Let's apply different encoding techniques to our sample dataset:

In [None]:
# Create a complete example with multiple encodings
df_final = df.copy()

# 1. One-Hot Encoding for nominal variables
df_final = pd.get_dummies(df_final, columns=['color', 'brand'], prefix=['color', 'brand'])

# 2. Ordinal Encoding for size
size_mapping = {'small': 0, 'medium': 1, 'large': 2}
df_final['size_ordinal'] = df['size'].map(size_mapping)

# 3. Label Encoding for rating
rating_mapping = {'low': 0, 'medium': 1, 'high': 2}
df_final['rating_label'] = df['rating'].map(rating_mapping)

print("Dataset after applying various encoding techniques:")
print(df_final.head())
print("\nShape of final dataset:", df_final.shape)

## Using ColumnTransformer for Pipeline Integration

ColumnTransformer allows you to apply different transformations to different columns in a clean and systematic way:

In [None]:
# Using ColumnTransformer for systematic encoding
from sklearn.compose import ColumnTransformer
from sklearn.preprocessing import OneHotEncoder, OrdinalEncoder

# Define the preprocessing steps
preprocessor = ColumnTransformer(
    transformers=[
        ('onehot', OneHotEncoder(drop='first'), ['color', 'brand']),  # One-hot encode color and brand
        ('ordinal', OrdinalEncoder(categories=[['small', 'medium', 'large']]), ['size']),  # Ordinal encode size
        ('label', OrdinalEncoder(categories=[['low', 'medium', 'high']]), ['rating'])  # Label encode rating
    ],
    remainder='passthrough'  # Keep other columns (price) as is
)

# Apply transformations
transformed_data = preprocessor.fit_transform(df)
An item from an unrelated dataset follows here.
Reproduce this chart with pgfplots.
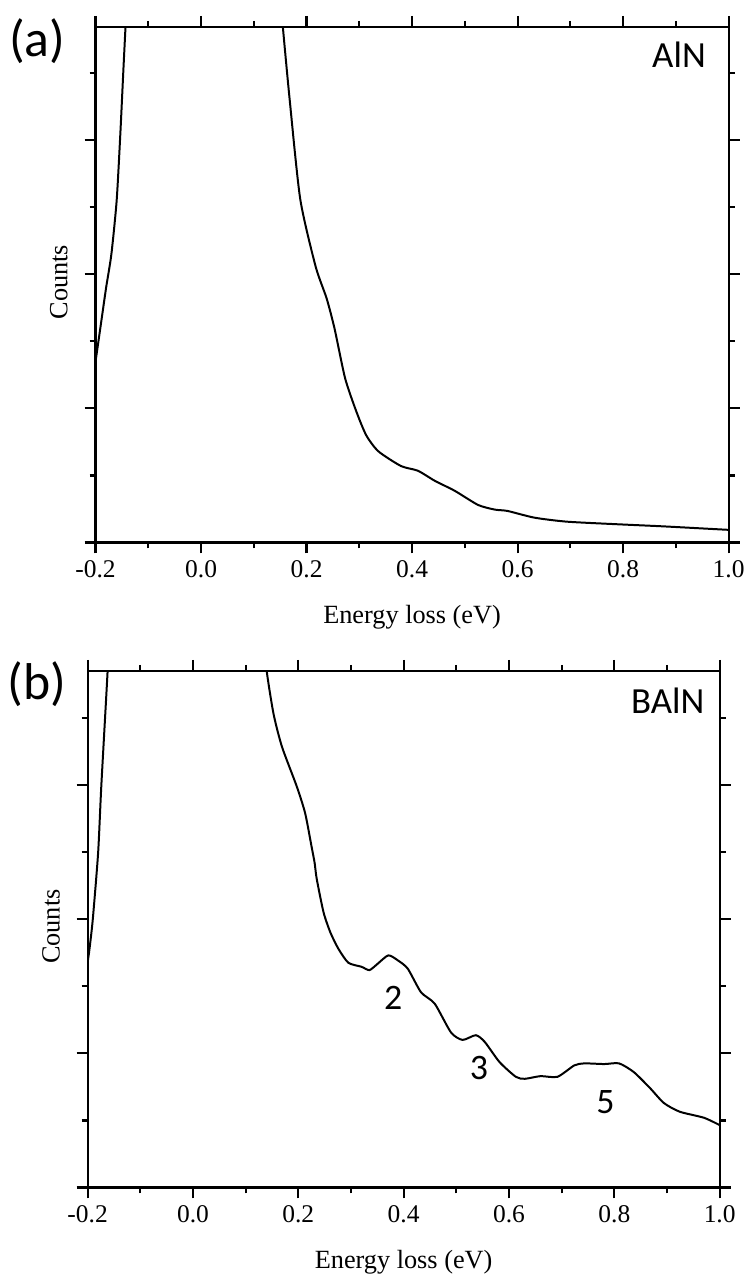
\documentclass[border=0pt]{standalone}
\usepackage{pgfplots}
\pgfplotsset{compat=1.18}
\usepackage{fontspec}
\setmainfont{Liberation Serif}
\newfontfamily\calibri{Carlito}

\pgfplotsset{
 myaxis/.style={
  scale only axis,
  anchor=south west,
  xmin=-0.2, xmax=1.0, ymin=0,
  xtick={-0.2,0,0.2,0.4,0.6,0.8,1.0},
  xticklabels={-0.2,0.0,0.2,0.4,0.6,0.8,1.0},
  minor xtick={-0.1,0.1,0.3,0.5,0.7,0.9},
  ytick={0,2,4,6}, minor ytick={1,3,5,7},
  yticklabels={},
  tick align=outside,
  major tick length=5.5pt, minor tick length=3pt,
  every tick/.style={black, line width=1.1pt},
  axis line style={line width=1.1pt},
  ticklabel style={font=\fontsize{12.8}{14}\selectfont},
  xlabel={Energy loss (eV)},
  ylabel={Counts},
  label style={font=\fontsize{13.2}{15}\selectfont},
  xlabel style={at={(axis description cs:0.5,-0.145)}, anchor=center},
  ylabel style={at={(axis description cs:-0.058,0.505)}, anchor=center},
  clip mode=individual,
 },
 curve/.style={black, line width=1pt, smooth, tension=0.4},
}

\begin{document}
\begin{tikzpicture}
% Panel (a)
\begin{axis}[myaxis, at={(48pt,368pt)}, width=318pt, height=259pt, ymax=7.69]
\addplot[curve] coordinates {
(-0.200,2.70) (-0.190,3.25) (-0.180,3.80) (-0.170,4.30) (-0.160,5.10)
(-0.153,6.10) (-0.147,7.09) (-0.140,8.20)};
\addplot[curve] coordinates {
(0.150,8.20) (0.155,7.69) (0.168,6.60) (0.188,5.12) (0.217,4.12) (0.238,3.64)
(0.253,3.19) (0.273,2.45) (0.294,1.96) (0.313,1.60) (0.336,1.36) (0.379,1.14)
(0.411,1.07) (0.443,0.92) (0.481,0.77) (0.525,0.56) (0.557,0.49) (0.581,0.47)
(0.632,0.37) (0.694,0.31) (0.794,0.27) (0.877,0.24) (0.996,0.19) (1.000,0.19)};
\node[font=\calibri\fontsize{26}{28}\selectfont, anchor=center] at (axis description cs:-0.092,0.972) {(a)};
\node[font=\calibri\fontsize{18.5}{20}\selectfont, anchor=base east] at (axis description cs:0.975,0.921) {AlN};
\end{axis}
% Panel (b)
\begin{axis}[myaxis, at={(44pt,44pt)}, width=317.5pt, height=259.5pt, ymax=7.70]
\addplot[curve] coordinates {
(-0.200,3.35) (-0.196,3.58) (-0.190,4.01) (-0.180,4.99) (-0.174,5.98)
(-0.162,7.70) (-0.160,8.20)};
\addplot[curve] coordinates {
(0.135,8.20) (0.140,7.70) (0.153,7.06) (0.169,6.57) (0.197,5.98) (0.213,5.58)
(0.225,5.09) (0.231,4.84) (0.235,4.60) (0.248,4.10) (0.261,3.80) (0.276,3.56)
(0.295,3.35) (0.320,3.29) (0.335,3.24) (0.350,3.33) (0.371,3.46) (0.390,3.38)
(0.408,3.26) (0.433,2.91) (0.459,2.74) (0.490,2.31) (0.512,2.20) (0.537,2.27)
(0.554,2.17) (0.582,1.87) (0.613,1.65) (0.630,1.62) (0.660,1.66) (0.692,1.65)
(0.724,1.82) (0.743,1.85) (0.781,1.84) (0.809,1.85) (0.837,1.72) (0.868,1.48)
(0.894,1.26) (0.924,1.13) (0.970,1.04) (1.000,0.93)};
\node[font=\calibri\fontsize{26}{28}\selectfont, anchor=center] at (axis description cs:-0.08,0.975) {(b)};
\node[font=\calibri\fontsize{18.5}{20}\selectfont, anchor=base east] at (axis description cs:0.987,0.917) {BAlN};
\node[font=\calibri\fontsize{18}{20}\selectfont] at (axis cs:0.380,2.83) {2};
\node[font=\calibri\fontsize{18}{20}\selectfont] at (axis cs:0.543,1.78) {3};
\node[font=\calibri\fontsize{18}{20}\selectfont] at (axis cs:0.783,1.28) {5};
\end{axis}
\path[use as bounding box] (0pt,0pt) rectangle (375.5pt,640.5pt);
\end{tikzpicture}
\end{document}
print("Transformed data shape:", transformed_data.shape)
print("First few rows of transformed data:")
print(transformed_data[:5])

## Choosing the Right Encoding Technique

| Technique | Best For | Pros | Cons |
|-----------|----------|------|------|
| Label Encoding | Ordinal data, Tree-based models | Simple, preserves order | Assumes order for nominal data |
| One-Hot Encoding | Nominal data, Linear models | No assumptions about order | High dimensionality |
| Ordinal Encoding | Ordered categories | Explicit control | Need to define order |
| Target Encoding | High cardinality, predictive power | Reduces dimensions | Risk of overfitting |
| Frequency Encoding | Category prevalence | Simple, informative | Doesn't capture target relationship |

**General Guidelines:**
1. **Nominal data** (no order): Use One-Hot Encoding
2. **Ordinal data** (ordered): Use Ordinal or Label Encoding
3. **High cardinality**: Consider Target or Frequency Encoding
4. **Tree-based models**: Label Encoding often works fine
5. **Linear models**: One-Hot Encoding is usually better
6. **Small datasets**: Be cautious with Target Encoding (risk of overfitting)

## Summary

Categorical encoding is a crucial preprocessing step in machine learning. The choice of encoding technique depends on:
- The nature of your categorical data (nominal vs. ordinal)
- The machine learning algorithm you're using
- The cardinality of your categorical features
- The relationship between categories and your target variable

Understanding these techniques and when to apply them will significantly improve your machine learning models' performance.